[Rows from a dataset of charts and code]
######

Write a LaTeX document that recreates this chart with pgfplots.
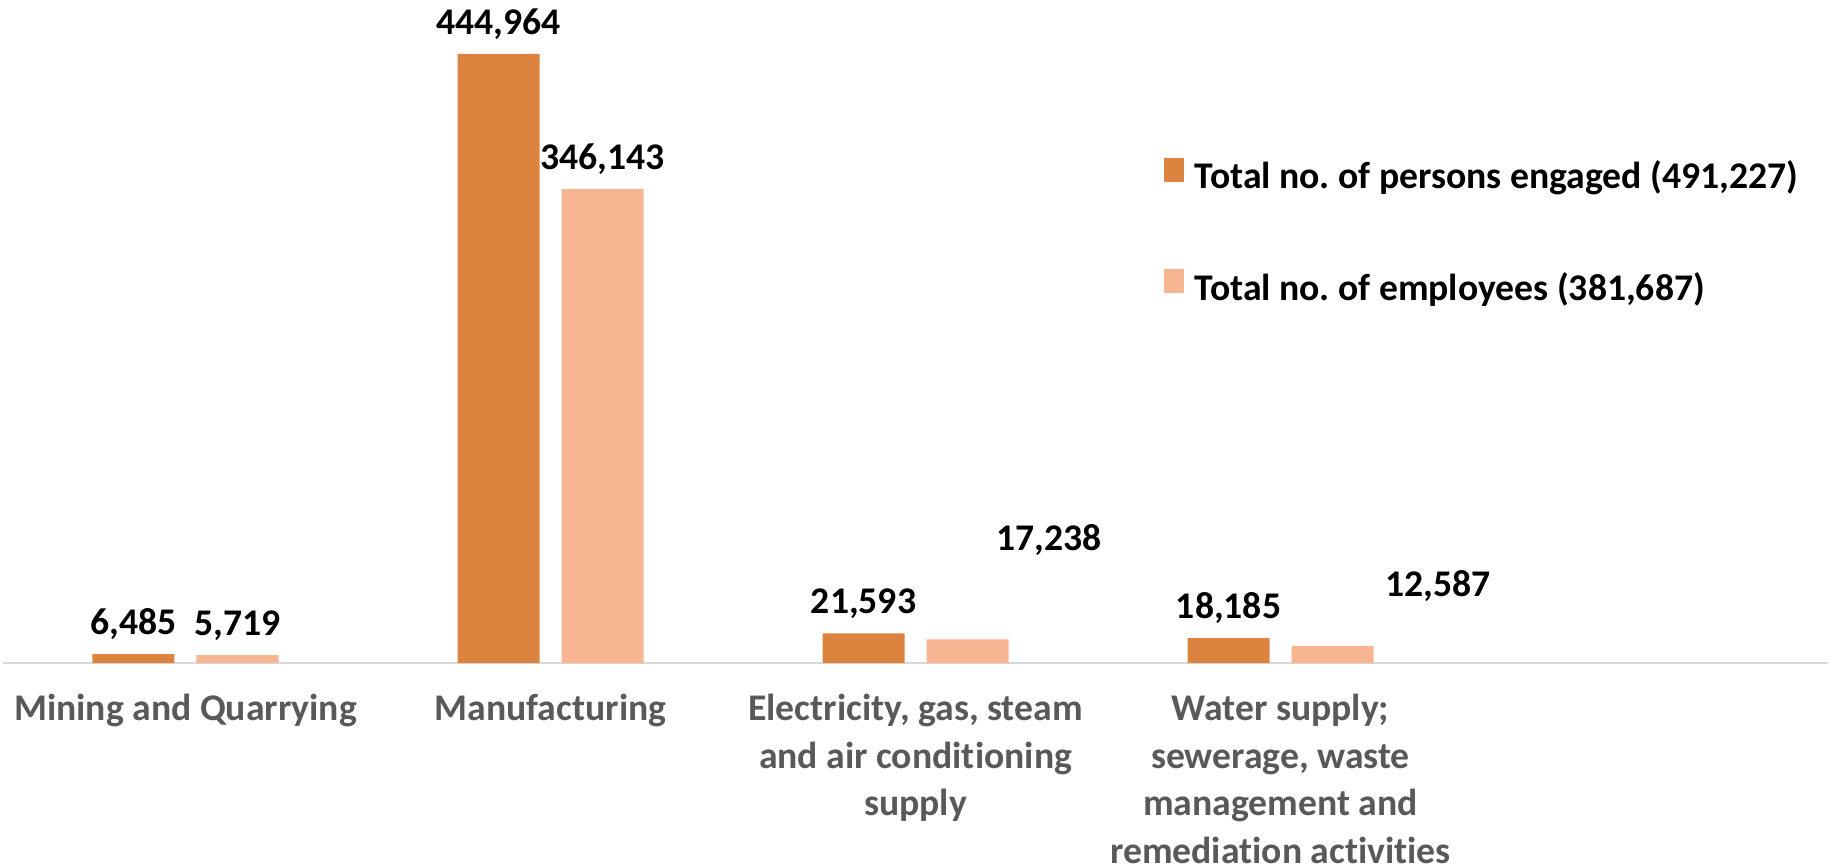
\documentclass[border=0pt]{standalone}
\usepackage{pgfplots}
\pgfplotsset{compat=1.18}
\usepackage{fontspec}
\setmainfont{Carlito}[RawFeature={-liga;-clig;-dlig}]
\frenchspacing
\definecolor{darkor}{HTML}{DC843F}
\definecolor{lightor}{HTML}{F8B592}
\definecolor{axgray}{HTML}{D9D9D9}
\definecolor{txtgray}{HTML}{595959}
\pgfplotsset{sqleg/.style={legend image code/.code={\fill[##1] (0pt,-0.6pt) rectangle (6pt,6.6pt);}}}
\begin{document}
\begin{tikzpicture}
\begin{axis}[
  scale only axis, width=547.5pt, height=197.1pt,
  xmin=-0.5, xmax=4.5, ymin=0, ymax=480000,
  ybar=6.6pt, bar width=24.6pt,
  axis x line*=bottom, axis y line=none,
  x axis line style={axgray, line width=0.75pt},
  xtick={0,1,2,3}, major tick length=0pt,
  xticklabels={{Mining and Quarrying},{Manufacturing},{Electricity, gas, steam\\and air conditioning\\supply},{Water supply;\\sewerage, waste\\management and\\remediation activities}},
  xticklabel style={anchor=north, inner sep=0pt, yshift=-9.2pt, align=center, text=txtgray, font=\fontsize{11.3}{14.25}\selectfont\bfseries},
  nodes near coords, point meta=explicit symbolic,
  nodes near coords style={font=\fontsize{11.3}{13}\selectfont\bfseries, anchor=base, inner sep=0pt, yshift=5.9pt, text=black},
  legend cell align=left,
  legend style={at={(rel axis cs:0.636,0.769)}, anchor=north west, draw=none, fill=none, inner sep=0pt, outer sep=0pt, row sep=21.5pt, column sep=3.3pt, font=\fontsize{11.3}{13}\selectfont\bfseries, nodes={inner sep=0pt, text height=8pt, text depth=2.5pt}},
  clip=false,
]
\addplot[fill=darkor, draw=none, sqleg] coordinates {(0,6485) [6,485] (1,444964) [444,964] (2,21593) [21,593] (3,18185) [18,185]};
\addplot[fill=lightor, draw=none, sqleg] coordinates {(0,5719) [5,719] (1,346143) [346,143] (2,17238) [] (3,12587) []};
\legend{{Total no. of persons engaged (491,227)},{Total no. of employees (381,687)}}
\node[anchor=base, inner sep=0pt, font=\fontsize{11.3}{13}\selectfont\bfseries] at (axis cs:2.365,82200) {17,238};
\node[anchor=base, inner sep=0pt, font=\fontsize{11.3}{13}\selectfont\bfseries] at (axis cs:3.432,48600) {12,587};
\end{axis}
\pgfresetboundingbox
\path[use as bounding box] (-0.9pt,-60.6pt) rectangle (549.3pt,198.9pt);
\end{tikzpicture}
\end{document}
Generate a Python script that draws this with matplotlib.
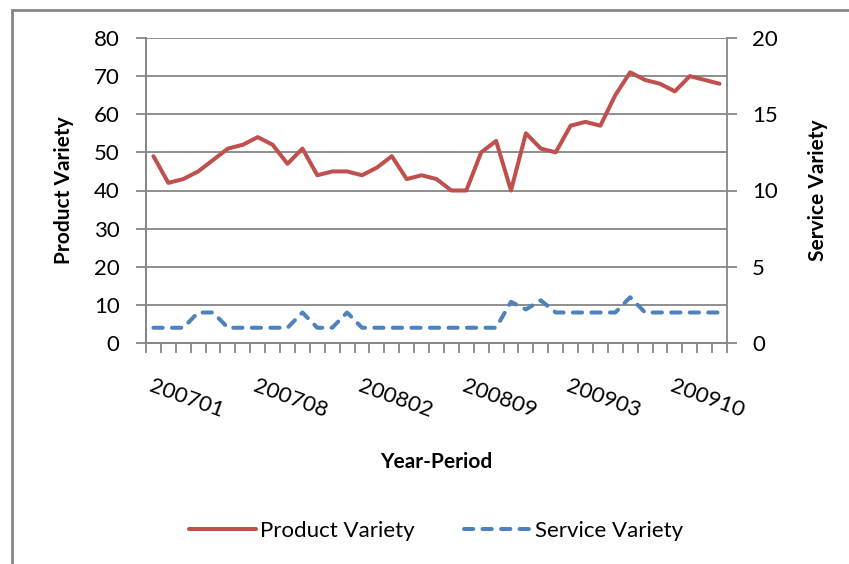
import numpy as np
import matplotlib
matplotlib.use("Agg")
from matplotlib import pyplot as plt
from matplotlib.patches import Rectangle

plt.rcParams['font.family'] = ['Lato', 'DejaVu Sans']

# 13 periods per year, 2007-2009
periods = [f"{y}{p:02d}" for y in (2007, 2008, 2009) for p in range(1, 14)]

product_variety = [49, 42, 43, 45, 48, 51, 52, 54, 52, 47, 51, 44, 45, 45, 44, 46, 49, 43, 44, 43,
                   40, 40, 50, 53, 40, 55, 51, 50, 57, 58, 57, 65, 71, 69, 68, 66, 70, 69, 68]
service_variety = [1, 1, 1, 2, 2, 1, 1, 1, 1, 1, 2, 1, 1, 2, 1, 1, 1, 1, 1, 1,
                   1, 1, 1, 1, 2.7, 2.2, 2.8, 2, 2, 2, 2, 2, 3, 2, 2, 2, 2, 2, 2]

grey = '#868686'
red = '#C0504D'
blue = '#4F81BD'

W, H = 849, 564
fig = plt.figure(figsize=(W / 100, H / 100), dpi=100)
fig.patches.append(Rectangle((12 / W, -0.1), 1.2, 1.1 - 10 / H, transform=fig.transFigure,
                             fill=False, edgecolor=grey, linewidth=2, clip_on=False))

left, right, top, bottom = 146, 727, 38, 343
ax = fig.add_axes([left / W, 1 - bottom / H, (right - left) / W, (bottom - top) / H])
ax2 = ax.twinx()

x = np.arange(len(periods))
l1, = ax.plot(x, product_variety, color=red, lw=2.9, solid_capstyle='round',
              solid_joinstyle='round', label='Product Variety')
l2, = ax2.plot(x, service_variety, color=blue, lw=2.9, linestyle=(0, (2.3, 2.3)),
               dash_capstyle='round', label='Service Variety')

ax.set_xlim(-0.5, len(periods) - 0.5)
ax.set_ylim(0, 80)
ax2.set_ylim(0, 20)
ax.set_yticks(range(0, 81, 10))
ax2.set_yticks(range(0, 21, 5))
ax.yaxis.grid(True, color=grey, lw=1.3)
ax.set_axisbelow(True)

for a in (ax, ax2):
    for s in a.spines.values():
        s.set_color(grey)
        s.set_linewidth(1.3)
    a.spines['top'].set_visible(False)
ax.spines['right'].set_visible(False)

ax.tick_params(axis='y', direction='out', length=7, width=1.3, color=grey, pad=12, labelsize=16)
ax2.tick_params(axis='y', direction='out', length=7, width=1.3, color=grey, pad=11, labelsize=16)

ax.set_xticks(x[::7])
ax.set_xticklabels(periods[::7], rotation=-20, ha='left', va='top', rotation_mode='anchor')
ax.tick_params(axis='x', which='major', length=0, pad=24, labelsize=16)
ax.set_xticks(np.arange(-0.5, len(periods)), minor=True)
ax.tick_params(axis='x', which='minor', direction='out', length=7, width=1.3, color=grey)

ax.set_ylabel('Product Variety', fontsize=15, fontweight='bold', labelpad=14)
ax2.set_ylabel('Service Variety', fontsize=15, fontweight='bold', labelpad=22)
fig.text(436 / W, 1 - 462 / H, 'Year-Period', fontsize=15, fontweight='bold',
         ha='center', va='center')

fig.legend(handles=[l1, l2], loc='center', bbox_to_anchor=(436 / W, 1 - 531 / H), ncol=2,
           frameon=False, fontsize=16, handlelength=3, handletextpad=0.2, columnspacing=2.2)

fig.savefig('out.png', dpi=100)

######

Give again the lines from "Generate a Python" to "in range(1, 14)]" exactly, both of those lines included, and do not include any pictures.

# OUTPUT BELOW
Generate a Python script that draws this with matplotlib.
import numpy as np
import matplotlib
matplotlib.use("Agg")
from matplotlib import pyplot as plt
from matplotlib.patches import Rectangle

plt.rcParams['font.family'] = ['Lato', 'DejaVu Sans']

# 13 periods per year, 2007-2009
periods = [f"{y}{p:02d}" for y in (2007, 2008, 2009) for p in range(1, 14)]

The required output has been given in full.